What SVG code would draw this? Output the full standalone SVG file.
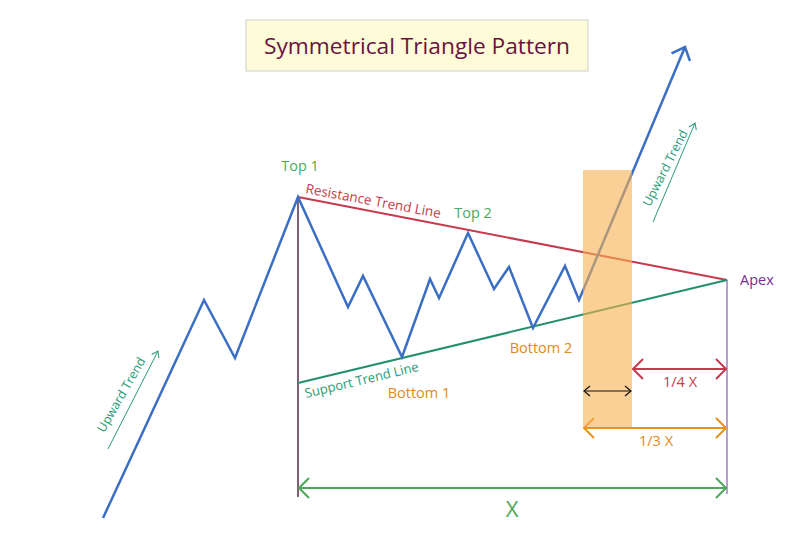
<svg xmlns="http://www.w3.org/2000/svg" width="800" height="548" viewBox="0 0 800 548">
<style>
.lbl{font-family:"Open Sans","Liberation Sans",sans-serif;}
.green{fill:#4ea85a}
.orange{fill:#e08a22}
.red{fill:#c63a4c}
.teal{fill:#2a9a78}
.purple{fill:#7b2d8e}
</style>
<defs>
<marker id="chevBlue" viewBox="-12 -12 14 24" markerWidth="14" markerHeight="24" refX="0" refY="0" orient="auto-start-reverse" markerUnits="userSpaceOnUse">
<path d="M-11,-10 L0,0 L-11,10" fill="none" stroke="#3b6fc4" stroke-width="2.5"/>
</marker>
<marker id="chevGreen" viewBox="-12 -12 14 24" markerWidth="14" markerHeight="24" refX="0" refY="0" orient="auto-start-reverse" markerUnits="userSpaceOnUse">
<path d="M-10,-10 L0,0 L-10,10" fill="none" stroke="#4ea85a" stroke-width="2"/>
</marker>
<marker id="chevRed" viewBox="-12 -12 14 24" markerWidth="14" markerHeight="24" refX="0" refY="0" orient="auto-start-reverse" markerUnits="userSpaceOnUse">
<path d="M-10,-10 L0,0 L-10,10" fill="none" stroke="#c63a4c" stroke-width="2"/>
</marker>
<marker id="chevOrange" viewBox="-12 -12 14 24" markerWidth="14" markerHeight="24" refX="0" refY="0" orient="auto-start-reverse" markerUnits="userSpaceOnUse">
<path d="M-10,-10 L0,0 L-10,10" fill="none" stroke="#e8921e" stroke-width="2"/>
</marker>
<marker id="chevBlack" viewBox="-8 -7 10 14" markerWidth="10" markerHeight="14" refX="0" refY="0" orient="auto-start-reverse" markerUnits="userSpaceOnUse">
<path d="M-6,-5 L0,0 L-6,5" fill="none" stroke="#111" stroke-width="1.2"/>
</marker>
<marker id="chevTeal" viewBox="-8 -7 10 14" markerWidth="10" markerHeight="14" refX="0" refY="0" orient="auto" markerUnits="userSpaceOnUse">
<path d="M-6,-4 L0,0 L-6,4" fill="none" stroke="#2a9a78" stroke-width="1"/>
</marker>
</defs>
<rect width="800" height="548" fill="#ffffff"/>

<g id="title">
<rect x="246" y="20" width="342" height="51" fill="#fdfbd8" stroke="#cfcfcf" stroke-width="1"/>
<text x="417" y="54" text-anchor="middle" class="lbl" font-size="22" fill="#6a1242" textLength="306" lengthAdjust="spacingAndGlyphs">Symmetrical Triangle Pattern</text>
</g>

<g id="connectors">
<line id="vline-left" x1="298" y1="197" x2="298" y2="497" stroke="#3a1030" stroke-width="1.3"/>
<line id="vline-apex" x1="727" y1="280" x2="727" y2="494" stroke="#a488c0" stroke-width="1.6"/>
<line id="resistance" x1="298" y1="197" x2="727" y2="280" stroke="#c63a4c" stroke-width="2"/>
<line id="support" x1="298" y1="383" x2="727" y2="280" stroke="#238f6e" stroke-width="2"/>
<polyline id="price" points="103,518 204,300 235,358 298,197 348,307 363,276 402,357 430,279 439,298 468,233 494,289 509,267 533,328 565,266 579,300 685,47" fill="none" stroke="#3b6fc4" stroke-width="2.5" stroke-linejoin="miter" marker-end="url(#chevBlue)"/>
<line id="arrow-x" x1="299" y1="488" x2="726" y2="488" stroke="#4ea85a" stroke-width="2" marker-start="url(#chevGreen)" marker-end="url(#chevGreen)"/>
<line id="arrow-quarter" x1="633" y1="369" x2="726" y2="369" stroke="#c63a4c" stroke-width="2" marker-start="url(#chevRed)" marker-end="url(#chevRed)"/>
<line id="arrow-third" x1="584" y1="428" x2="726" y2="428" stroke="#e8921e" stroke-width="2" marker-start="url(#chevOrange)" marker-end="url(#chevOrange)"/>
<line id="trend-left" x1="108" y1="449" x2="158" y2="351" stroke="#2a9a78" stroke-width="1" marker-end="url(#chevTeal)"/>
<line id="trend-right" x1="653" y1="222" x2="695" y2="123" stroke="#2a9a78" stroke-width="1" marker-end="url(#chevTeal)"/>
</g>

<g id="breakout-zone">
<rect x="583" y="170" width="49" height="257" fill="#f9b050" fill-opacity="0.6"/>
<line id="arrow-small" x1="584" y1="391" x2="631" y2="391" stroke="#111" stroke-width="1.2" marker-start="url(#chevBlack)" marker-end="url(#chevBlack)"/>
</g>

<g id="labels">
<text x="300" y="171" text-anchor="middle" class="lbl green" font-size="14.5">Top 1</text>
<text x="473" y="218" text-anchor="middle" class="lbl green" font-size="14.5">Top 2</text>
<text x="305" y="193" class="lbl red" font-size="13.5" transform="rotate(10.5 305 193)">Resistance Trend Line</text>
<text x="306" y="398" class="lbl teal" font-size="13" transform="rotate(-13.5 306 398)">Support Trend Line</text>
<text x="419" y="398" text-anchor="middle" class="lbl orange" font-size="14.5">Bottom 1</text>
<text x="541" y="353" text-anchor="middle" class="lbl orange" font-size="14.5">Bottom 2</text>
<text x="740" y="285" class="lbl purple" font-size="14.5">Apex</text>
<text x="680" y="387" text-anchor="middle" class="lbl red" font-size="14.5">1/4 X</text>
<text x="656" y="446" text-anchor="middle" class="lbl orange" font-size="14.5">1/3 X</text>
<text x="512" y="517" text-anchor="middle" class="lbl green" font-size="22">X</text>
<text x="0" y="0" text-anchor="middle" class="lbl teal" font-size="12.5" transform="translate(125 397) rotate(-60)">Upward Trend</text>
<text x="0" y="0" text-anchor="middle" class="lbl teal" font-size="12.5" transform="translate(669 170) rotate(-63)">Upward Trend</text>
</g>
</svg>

WRITTEN TASK: Pictures are excluded; copy all other data exactly as shown.

COMPLETED TASK:
What SVG code would draw this? Output the full standalone SVG file.
<svg xmlns="http://www.w3.org/2000/svg" width="800" height="548" viewBox="0 0 800 548">
<style>
.lbl{font-family:"Open Sans","Liberation Sans",sans-serif;}
.green{fill:#4ea85a}
.orange{fill:#e08a22}
.red{fill:#c63a4c}
.teal{fill:#2a9a78}
.purple{fill:#7b2d8e}
</style>
<defs>
<marker id="chevBlue" viewBox="-12 -12 14 24" markerWidth="14" markerHeight="24" refX="0" refY="0" orient="auto-start-reverse" markerUnits="userSpaceOnUse">
<path d="M-11,-10 L0,0 L-11,10" fill="none" stroke="#3b6fc4" stroke-width="2.5"/>
</marker>
<marker id="chevGreen" viewBox="-12 -12 14 24" markerWidth="14" markerHeight="24" refX="0" refY="0" orient="auto-start-reverse" markerUnits="userSpaceOnUse">
<path d="M-10,-10 L0,0 L-10,10" fill="none" stroke="#4ea85a" stroke-width="2"/>
</marker>
<marker id="chevRed" viewBox="-12 -12 14 24" markerWidth="14" markerHeight="24" refX="0" refY="0" orient="auto-start-reverse" markerUnits="userSpaceOnUse">
<path d="M-10,-10 L0,0 L-10,10" fill="none" stroke="#c63a4c" stroke-width="2"/>
</marker>
<marker id="chevOrange" viewBox="-12 -12 14 24" markerWidth="14" markerHeight="24" refX="0" refY="0" orient="auto-start-reverse" markerUnits="userSpaceOnUse">
<path d="M-10,-10 L0,0 L-10,10" fill="none" stroke="#e8921e" stroke-width="2"/>
</marker>
<marker id="chevBlack" viewBox="-8 -7 10 14" markerWidth="10" markerHeight="14" refX="0" refY="0" orient="auto-start-reverse" markerUnits="userSpaceOnUse">
<path d="M-6,-5 L0,0 L-6,5" fill="none" stroke="#111" stroke-width="1.2"/>
</marker>
<marker id="chevTeal" viewBox="-8 -7 10 14" markerWidth="10" markerHeight="14" refX="0" refY="0" orient="auto" markerUnits="userSpaceOnUse">
<path d="M-6,-4 L0,0 L-6,4" fill="none" stroke="#2a9a78" stroke-width="1"/>
</marker>
</defs>
<rect width="800" height="548" fill="#ffffff"/>

<g id="title">
<rect x="246" y="20" width="342" height="51" fill="#fdfbd8" stroke="#cfcfcf" stroke-width="1"/>
<text x="417" y="54" text-anchor="middle" class="lbl" font-size="22" fill="#6a1242" textLength="306" lengthAdjust="spacingAndGlyphs">Symmetrical Triangle Pattern</text>
</g>

<g id="connectors">
<line id="vline-left" x1="298" y1="197" x2="298" y2="497" stroke="#3a1030" stroke-width="1.3"/>
<line id="vline-apex" x1="727" y1="280" x2="727" y2="494" stroke="#a488c0" stroke-width="1.6"/>
<line id="resistance" x1="298" y1="197" x2="727" y2="280" stroke="#c63a4c" stroke-width="2"/>
<line id="support" x1="298" y1="383" x2="727" y2="280" stroke="#238f6e" stroke-width="2"/>
<polyline id="price" points="103,518 204,300 235,358 298,197 348,307 363,276 402,357 430,279 439,298 468,233 494,289 509,267 533,328 565,266 579,300 685,47" fill="none" stroke="#3b6fc4" stroke-width="2.5" stroke-linejoin="miter" marker-end="url(#chevBlue)"/>
<line id="arrow-x" x1="299" y1="488" x2="726" y2="488" stroke="#4ea85a" stroke-width="2" marker-start="url(#chevGreen)" marker-end="url(#chevGreen)"/>
<line id="arrow-quarter" x1="633" y1="369" x2="726" y2="369" stroke="#c63a4c" stroke-width="2" marker-start="url(#chevRed)" marker-end="url(#chevRed)"/>
<line id="arrow-third" x1="584" y1="428" x2="726" y2="428" stroke="#e8921e" stroke-width="2" marker-start="url(#chevOrange)" marker-end="url(#chevOrange)"/>
<line id="trend-left" x1="108" y1="449" x2="158" y2="351" stroke="#2a9a78" stroke-width="1" marker-end="url(#chevTeal)"/>
<line id="trend-right" x1="653" y1="222" x2="695" y2="123" stroke="#2a9a78" stroke-width="1" marker-end="url(#chevTeal)"/>
</g>

<g id="breakout-zone">
<rect x="583" y="170" width="49" height="257" fill="#f9b050" fill-opacity="0.6"/>
<line id="arrow-small" x1="584" y1="391" x2="631" y2="391" stroke="#111" stroke-width="1.2" marker-start="url(#chevBlack)" marker-end="url(#chevBlack)"/>
</g>

<g id="labels">
<text x="300" y="171" text-anchor="middle" class="lbl green" font-size="14.5">Top 1</text>
<text x="473" y="218" text-anchor="middle" class="lbl green" font-size="14.5">Top 2</text>
<text x="305" y="193" class="lbl red" font-size="13.5" transform="rotate(10.5 305 193)">Resistance Trend Line</text>
<text x="306" y="398" class="lbl teal" font-size="13" transform="rotate(-13.5 306 398)">Support Trend Line</text>
<text x="419" y="398" text-anchor="middle" class="lbl orange" font-size="14.5">Bottom 1</text>
<text x="541" y="353" text-anchor="middle" class="lbl orange" font-size="14.5">Bottom 2</text>
<text x="740" y="285" class="lbl purple" font-size="14.5">Apex</text>
<text x="680" y="387" text-anchor="middle" class="lbl red" font-size="14.5">1/4 X</text>
<text x="656" y="446" text-anchor="middle" class="lbl orange" font-size="14.5">1/3 X</text>
<text x="512" y="517" text-anchor="middle" class="lbl green" font-size="22">X</text>
<text x="0" y="0" text-anchor="middle" class="lbl teal" font-size="12.5" transform="translate(125 397) rotate(-60)">Upward Trend</text>
<text x="0" y="0" text-anchor="middle" class="lbl teal" font-size="12.5" transform="translate(669 170) rotate(-63)">Upward Trend</text>
</g>
</svg>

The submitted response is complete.